In other places, spring bear hunts are denounced as unethical because of the risk of shooting a mother bear when still-tiny cubs are hiding and can’t be seen, thus condemning them to a lingering death by starvation or, hopefully, a quick death from some other predator.

In 1999, Ontario suspended its spring hunt for black bears when it discovered that a shocking 274 cubs had been orphaned when their mothers were shot by hunters who were too quick on the trigger.

Suggest that this barbarous practice has outlived any economic rationale and government ministers froth cheerily about the $350 million that hunting contributes to the provincial economy every year and how vitally important trophy hunting is in preserving tradition.

That was the line that environment minister Steve Thomson took last September. He was quoted citing that figure by The Canadian Press. But last week, caught in the headlights of a legislative committee examining budget estimates, he sang a different song, one that had a lot fewer zerosin it.

How much direct revenue does the province actually earn from allowing trophy hunters to go out and kill grizzlies for the pleasure of posing with their corpses for photos?

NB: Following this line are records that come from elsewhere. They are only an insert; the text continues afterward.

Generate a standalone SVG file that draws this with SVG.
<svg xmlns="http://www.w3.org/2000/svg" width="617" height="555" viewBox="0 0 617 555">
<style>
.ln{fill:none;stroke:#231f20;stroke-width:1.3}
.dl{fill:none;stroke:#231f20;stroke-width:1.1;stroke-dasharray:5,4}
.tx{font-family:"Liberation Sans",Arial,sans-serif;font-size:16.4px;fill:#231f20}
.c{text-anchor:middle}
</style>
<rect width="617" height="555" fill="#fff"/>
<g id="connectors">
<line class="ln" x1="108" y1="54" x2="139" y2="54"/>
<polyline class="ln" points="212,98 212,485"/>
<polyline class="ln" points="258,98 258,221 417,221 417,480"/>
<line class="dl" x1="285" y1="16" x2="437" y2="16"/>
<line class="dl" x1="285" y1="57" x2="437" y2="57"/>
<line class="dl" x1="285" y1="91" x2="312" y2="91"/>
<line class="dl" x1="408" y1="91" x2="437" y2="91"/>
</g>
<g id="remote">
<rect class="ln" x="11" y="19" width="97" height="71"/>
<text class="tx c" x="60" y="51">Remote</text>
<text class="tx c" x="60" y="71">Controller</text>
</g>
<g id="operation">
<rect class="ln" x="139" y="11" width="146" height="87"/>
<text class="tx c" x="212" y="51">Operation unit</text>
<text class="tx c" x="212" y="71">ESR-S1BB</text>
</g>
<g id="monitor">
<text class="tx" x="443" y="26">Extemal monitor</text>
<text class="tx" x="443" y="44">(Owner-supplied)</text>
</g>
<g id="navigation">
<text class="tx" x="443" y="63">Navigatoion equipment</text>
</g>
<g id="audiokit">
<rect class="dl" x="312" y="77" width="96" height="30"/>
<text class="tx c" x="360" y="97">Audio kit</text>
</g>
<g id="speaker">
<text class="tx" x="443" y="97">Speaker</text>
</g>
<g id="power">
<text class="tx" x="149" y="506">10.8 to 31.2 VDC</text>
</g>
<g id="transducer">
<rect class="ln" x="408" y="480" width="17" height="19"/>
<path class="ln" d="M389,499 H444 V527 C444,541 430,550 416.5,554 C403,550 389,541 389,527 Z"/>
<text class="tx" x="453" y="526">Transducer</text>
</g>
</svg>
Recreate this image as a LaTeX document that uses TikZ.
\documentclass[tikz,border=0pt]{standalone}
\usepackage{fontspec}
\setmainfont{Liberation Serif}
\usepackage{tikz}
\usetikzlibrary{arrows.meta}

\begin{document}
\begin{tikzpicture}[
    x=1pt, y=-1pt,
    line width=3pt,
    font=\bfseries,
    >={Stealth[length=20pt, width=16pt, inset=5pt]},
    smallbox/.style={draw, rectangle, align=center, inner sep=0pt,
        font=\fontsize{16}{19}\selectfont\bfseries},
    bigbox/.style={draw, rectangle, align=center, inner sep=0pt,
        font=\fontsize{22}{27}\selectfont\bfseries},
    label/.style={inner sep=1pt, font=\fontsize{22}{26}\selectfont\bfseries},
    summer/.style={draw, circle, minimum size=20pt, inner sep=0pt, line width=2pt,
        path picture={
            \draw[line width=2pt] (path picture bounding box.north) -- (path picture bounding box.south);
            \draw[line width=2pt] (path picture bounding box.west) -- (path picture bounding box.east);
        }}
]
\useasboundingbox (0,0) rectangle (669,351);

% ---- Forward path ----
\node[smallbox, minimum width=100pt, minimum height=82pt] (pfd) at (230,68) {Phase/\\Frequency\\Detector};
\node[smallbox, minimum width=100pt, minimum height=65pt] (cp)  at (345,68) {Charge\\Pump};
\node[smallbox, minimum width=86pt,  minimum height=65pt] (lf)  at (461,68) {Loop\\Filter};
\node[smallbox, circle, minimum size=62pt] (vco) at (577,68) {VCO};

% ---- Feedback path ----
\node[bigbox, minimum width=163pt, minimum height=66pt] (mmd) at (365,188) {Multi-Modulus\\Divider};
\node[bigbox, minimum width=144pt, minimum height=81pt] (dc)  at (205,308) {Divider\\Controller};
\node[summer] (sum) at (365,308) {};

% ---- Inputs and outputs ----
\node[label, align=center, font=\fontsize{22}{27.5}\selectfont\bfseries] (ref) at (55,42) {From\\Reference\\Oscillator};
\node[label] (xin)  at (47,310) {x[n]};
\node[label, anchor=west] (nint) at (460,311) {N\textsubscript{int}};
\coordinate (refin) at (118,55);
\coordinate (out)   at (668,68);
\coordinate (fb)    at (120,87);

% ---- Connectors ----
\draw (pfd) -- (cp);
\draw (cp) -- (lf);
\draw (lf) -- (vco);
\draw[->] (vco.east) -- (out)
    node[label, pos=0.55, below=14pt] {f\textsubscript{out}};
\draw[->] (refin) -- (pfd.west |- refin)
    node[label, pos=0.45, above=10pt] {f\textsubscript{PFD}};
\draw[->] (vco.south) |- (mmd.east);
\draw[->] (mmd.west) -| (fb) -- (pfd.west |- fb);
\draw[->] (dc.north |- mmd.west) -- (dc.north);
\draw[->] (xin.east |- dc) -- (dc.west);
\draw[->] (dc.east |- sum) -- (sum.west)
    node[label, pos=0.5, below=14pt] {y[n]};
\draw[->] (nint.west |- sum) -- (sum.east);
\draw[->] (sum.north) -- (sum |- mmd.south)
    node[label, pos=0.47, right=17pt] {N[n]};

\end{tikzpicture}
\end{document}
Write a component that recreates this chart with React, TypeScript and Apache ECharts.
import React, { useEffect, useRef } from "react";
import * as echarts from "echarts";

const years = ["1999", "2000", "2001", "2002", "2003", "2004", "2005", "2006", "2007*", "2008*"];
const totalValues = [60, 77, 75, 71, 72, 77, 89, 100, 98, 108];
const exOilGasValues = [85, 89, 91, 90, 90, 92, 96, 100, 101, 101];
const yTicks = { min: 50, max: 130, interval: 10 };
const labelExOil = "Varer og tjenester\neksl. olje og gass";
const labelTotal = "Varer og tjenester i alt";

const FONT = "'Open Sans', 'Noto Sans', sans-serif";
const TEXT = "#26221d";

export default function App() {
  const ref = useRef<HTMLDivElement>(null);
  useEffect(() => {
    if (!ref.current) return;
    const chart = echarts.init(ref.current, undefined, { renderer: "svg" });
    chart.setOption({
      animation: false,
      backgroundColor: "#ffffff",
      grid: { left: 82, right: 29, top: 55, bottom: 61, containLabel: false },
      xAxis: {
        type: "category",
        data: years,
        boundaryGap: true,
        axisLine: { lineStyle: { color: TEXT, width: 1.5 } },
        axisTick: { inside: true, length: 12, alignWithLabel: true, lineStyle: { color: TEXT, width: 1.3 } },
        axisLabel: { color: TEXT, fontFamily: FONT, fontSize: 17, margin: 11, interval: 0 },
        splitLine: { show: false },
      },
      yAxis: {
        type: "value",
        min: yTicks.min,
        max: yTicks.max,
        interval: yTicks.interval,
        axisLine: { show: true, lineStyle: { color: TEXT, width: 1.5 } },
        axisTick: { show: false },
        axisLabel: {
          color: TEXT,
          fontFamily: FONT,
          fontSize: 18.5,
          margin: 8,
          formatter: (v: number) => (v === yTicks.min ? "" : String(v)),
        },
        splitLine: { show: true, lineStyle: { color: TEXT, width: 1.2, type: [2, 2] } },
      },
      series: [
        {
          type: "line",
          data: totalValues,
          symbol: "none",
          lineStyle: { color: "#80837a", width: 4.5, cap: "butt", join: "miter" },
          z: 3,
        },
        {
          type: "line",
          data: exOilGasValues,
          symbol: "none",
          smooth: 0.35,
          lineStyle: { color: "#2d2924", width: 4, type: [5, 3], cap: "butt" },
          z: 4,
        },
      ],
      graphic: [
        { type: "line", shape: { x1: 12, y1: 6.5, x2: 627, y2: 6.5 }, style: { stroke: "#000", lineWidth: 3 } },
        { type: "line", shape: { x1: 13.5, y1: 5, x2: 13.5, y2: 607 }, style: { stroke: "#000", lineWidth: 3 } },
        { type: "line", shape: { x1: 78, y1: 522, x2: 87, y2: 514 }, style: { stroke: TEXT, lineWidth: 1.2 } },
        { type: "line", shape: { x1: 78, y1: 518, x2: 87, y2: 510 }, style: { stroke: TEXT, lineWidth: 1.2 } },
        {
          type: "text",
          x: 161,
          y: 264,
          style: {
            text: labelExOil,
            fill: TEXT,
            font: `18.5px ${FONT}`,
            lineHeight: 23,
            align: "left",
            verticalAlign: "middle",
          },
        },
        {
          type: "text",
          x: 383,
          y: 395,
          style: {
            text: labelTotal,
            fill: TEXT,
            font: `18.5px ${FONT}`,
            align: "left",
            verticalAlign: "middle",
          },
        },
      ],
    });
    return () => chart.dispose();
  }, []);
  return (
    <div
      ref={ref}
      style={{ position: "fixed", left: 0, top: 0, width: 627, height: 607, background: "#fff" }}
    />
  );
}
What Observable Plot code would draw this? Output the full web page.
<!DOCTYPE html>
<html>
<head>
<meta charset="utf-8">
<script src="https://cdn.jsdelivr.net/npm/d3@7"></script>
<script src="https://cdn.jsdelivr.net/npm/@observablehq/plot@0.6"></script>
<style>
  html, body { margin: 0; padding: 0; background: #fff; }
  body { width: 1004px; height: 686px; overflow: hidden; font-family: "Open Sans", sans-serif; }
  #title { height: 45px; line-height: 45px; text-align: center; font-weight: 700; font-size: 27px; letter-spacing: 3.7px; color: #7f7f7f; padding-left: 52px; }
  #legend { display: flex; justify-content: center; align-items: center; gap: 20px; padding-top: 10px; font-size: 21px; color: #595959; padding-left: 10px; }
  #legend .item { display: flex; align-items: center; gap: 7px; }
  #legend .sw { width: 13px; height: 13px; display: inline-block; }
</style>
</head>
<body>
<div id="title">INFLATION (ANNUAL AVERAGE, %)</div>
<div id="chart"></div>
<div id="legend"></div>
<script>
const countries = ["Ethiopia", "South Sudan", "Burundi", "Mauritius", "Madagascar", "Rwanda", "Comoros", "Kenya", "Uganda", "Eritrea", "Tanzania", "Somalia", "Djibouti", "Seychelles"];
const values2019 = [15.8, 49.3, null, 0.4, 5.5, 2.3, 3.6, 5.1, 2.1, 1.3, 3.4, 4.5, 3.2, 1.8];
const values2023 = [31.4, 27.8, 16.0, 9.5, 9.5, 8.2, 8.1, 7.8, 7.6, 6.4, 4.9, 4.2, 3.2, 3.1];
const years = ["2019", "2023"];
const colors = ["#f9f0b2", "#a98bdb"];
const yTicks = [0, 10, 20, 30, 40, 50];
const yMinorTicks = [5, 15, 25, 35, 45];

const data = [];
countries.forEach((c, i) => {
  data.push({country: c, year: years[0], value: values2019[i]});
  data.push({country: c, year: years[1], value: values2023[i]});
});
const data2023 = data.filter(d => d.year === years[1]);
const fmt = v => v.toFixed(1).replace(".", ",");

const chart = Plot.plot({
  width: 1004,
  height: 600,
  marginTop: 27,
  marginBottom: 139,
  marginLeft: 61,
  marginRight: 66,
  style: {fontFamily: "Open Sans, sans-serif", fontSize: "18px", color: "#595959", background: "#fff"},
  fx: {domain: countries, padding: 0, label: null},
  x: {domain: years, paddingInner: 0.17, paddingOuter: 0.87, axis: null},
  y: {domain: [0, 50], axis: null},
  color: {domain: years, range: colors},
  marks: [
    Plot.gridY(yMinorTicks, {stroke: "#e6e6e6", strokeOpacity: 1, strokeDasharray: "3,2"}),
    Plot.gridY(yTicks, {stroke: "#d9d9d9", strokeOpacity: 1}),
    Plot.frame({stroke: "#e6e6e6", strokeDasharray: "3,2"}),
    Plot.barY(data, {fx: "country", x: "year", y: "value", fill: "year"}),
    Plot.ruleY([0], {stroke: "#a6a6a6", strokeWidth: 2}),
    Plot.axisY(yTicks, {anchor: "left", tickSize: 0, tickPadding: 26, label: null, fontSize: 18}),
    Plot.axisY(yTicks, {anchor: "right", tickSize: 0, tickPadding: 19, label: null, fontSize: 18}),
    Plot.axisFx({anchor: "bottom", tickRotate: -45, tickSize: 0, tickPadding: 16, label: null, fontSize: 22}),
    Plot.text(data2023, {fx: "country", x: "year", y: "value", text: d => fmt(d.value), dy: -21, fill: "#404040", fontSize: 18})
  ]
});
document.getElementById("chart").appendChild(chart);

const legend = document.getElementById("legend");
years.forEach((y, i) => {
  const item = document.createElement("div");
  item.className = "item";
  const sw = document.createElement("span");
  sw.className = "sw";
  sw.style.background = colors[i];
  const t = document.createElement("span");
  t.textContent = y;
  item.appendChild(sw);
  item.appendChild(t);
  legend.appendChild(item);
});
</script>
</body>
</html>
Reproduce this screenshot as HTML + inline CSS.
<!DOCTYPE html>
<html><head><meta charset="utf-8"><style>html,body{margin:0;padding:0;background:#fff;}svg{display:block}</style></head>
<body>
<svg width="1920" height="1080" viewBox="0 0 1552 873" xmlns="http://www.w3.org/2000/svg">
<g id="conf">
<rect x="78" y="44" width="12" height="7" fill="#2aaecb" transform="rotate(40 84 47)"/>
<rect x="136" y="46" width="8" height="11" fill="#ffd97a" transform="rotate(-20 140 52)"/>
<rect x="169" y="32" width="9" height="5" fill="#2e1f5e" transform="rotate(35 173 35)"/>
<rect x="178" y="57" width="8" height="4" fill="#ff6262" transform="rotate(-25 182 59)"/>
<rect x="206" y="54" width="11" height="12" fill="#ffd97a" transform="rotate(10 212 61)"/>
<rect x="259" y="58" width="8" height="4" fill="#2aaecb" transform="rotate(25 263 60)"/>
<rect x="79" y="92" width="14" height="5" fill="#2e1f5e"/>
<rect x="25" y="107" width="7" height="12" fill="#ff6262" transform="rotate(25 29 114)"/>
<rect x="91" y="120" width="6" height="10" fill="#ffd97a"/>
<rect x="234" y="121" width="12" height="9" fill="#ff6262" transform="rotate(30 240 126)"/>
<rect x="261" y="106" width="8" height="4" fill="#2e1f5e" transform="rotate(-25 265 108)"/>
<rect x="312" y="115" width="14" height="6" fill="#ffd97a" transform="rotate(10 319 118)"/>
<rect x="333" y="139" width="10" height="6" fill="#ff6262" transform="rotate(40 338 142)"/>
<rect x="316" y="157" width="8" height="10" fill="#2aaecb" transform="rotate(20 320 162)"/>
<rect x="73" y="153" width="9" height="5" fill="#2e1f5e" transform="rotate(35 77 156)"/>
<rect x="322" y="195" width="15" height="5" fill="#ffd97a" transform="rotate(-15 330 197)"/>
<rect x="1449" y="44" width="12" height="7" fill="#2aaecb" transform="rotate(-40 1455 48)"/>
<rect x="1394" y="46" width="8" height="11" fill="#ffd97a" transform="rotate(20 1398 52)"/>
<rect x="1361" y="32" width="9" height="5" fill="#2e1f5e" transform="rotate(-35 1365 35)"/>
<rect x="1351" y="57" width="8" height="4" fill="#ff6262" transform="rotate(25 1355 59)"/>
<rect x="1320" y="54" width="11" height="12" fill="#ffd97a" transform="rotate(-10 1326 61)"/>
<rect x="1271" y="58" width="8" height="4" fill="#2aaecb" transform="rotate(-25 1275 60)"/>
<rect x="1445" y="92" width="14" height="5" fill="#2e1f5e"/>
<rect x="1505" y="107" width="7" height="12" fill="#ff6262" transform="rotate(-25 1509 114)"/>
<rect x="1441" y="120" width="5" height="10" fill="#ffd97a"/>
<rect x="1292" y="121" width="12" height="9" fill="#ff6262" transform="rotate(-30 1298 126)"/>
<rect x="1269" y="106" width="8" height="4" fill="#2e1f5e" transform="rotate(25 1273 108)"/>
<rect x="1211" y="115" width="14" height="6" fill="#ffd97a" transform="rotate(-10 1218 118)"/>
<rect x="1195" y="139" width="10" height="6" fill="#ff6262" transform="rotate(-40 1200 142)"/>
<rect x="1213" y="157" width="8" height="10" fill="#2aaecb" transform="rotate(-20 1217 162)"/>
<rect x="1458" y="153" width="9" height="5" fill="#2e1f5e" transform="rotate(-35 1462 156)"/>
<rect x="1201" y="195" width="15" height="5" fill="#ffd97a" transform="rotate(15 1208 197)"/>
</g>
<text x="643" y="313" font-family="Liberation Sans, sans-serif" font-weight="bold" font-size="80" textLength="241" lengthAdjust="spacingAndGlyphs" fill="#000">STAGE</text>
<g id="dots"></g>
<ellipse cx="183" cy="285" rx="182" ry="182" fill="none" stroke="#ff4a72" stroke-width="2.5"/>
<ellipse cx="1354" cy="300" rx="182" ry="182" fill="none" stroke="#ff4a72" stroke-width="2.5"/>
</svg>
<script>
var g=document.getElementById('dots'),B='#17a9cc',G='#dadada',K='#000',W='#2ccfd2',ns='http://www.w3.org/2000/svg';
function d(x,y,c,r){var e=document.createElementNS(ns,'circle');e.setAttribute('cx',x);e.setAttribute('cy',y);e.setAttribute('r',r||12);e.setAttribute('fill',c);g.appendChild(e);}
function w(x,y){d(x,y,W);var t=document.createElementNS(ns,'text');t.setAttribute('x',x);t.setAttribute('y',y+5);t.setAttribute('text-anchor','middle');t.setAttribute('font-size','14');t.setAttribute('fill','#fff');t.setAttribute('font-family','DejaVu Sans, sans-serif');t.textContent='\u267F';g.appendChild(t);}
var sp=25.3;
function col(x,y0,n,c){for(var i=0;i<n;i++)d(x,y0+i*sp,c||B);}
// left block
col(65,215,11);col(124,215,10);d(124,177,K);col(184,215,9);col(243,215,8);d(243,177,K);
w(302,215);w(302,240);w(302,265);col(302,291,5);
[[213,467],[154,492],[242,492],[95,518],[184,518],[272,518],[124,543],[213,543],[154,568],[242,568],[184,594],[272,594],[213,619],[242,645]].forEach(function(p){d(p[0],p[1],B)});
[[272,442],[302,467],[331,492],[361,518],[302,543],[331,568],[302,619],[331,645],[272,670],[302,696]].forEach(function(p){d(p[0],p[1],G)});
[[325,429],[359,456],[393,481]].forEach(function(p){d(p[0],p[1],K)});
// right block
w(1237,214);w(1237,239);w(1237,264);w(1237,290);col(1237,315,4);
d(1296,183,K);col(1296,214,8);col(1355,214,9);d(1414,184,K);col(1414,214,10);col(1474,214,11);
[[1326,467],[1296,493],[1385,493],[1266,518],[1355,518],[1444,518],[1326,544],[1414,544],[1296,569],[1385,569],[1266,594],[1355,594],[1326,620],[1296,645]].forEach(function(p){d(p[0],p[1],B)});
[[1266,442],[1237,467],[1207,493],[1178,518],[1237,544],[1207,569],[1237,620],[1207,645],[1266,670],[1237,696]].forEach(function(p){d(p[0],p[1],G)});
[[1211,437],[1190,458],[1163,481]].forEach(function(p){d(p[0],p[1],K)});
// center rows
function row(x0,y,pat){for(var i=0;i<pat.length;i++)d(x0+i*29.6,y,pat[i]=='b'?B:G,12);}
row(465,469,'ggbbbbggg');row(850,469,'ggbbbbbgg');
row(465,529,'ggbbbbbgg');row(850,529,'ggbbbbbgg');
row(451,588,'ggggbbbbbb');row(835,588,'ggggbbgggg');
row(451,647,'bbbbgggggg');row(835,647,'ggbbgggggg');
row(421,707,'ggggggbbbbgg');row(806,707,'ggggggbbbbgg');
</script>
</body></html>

Why, it’s $414,000, not $350 million.

Considered another way, the trophy hunt for grizzlies contributes about half as much to the economy as the government apportions to 19 cabinet ministers and their deputy ministers and assistant deputy ministers as an executive car allowance.

And put even more succinctly, the province’s payback from trophy hunting among vulnerable grizzly bear populations amounts to 0.001 per cent of total provincial revenue.

By way of contrast, another recent study argues that the small and still relatively undeveloped bear-watching sector of nature tourism in the province already generates more than 12 times the revenue in visitor spending and 50 times the number of jobs generated by letting people kill grizzlies for fun.

Simple common sense observes that you only get to kill a bear once for your vanity photo with the corpse. t with a live bear, you can grab vanity selfies year after year for as long as its natural lifespan permits it to return to the viewing platform.

Put the bear at the centre of the economic equation and it’s clear the live animal generates a much greater ratio of jobs and economic activity than the dead one. The dead bear generates one payment and perhaps a couple of jobs — once; the live bear’s value in terms of bear watching is multiplied by the seasons in its lifespan. If the average lifespan of a grizzly in the wild is 25 years, then the multiplier for the live bear is 25 to one for the dead bear.

So whenever government pontificates about sustainable trophy hunting, remember the newspeak in Orwell’s 1984. You know, “war is peace,” “freedom is slavery,” “ignorance is strength” — and using a valuable self-renewing resource once and throwing it away is sustainability.

Most of us, surveys repeatedly confirm, don’t consider slaughtering an iconic species solely for pleasure to be our inviolable provincial heritage. And remember, this isn’t about hunting — most of us have no issue with harvesting wild food — it’s about a narrow niche of vanity hunting.

The polls show this difference of opinion isn’t the urban-rural gulf that trophy hunting ideologues frequently claim. Many rural residents, indeed, many hunters, turn out to be as uncomfortable with the trophy hunting of grizzlies as the city folk who are repelled by the ethical questions the practice raises.

There is a price for the pittance the grizzly hunt earns, of course.

The trophy hunt puts us on display internationally as Brutish Columbia, a benighted, backwards place where democracy is so desensitized that government is empowered to simply ignore the wishes of the 3.8 million citizens who want trophy hunting ended and instead permits the killing to continue to appease 186 trophy hunters and a handful of tiny guiding businesses that employ less than a dozen people.

“What were they thinking?” future generations will ask of us. It will be as fair a question then as it is now.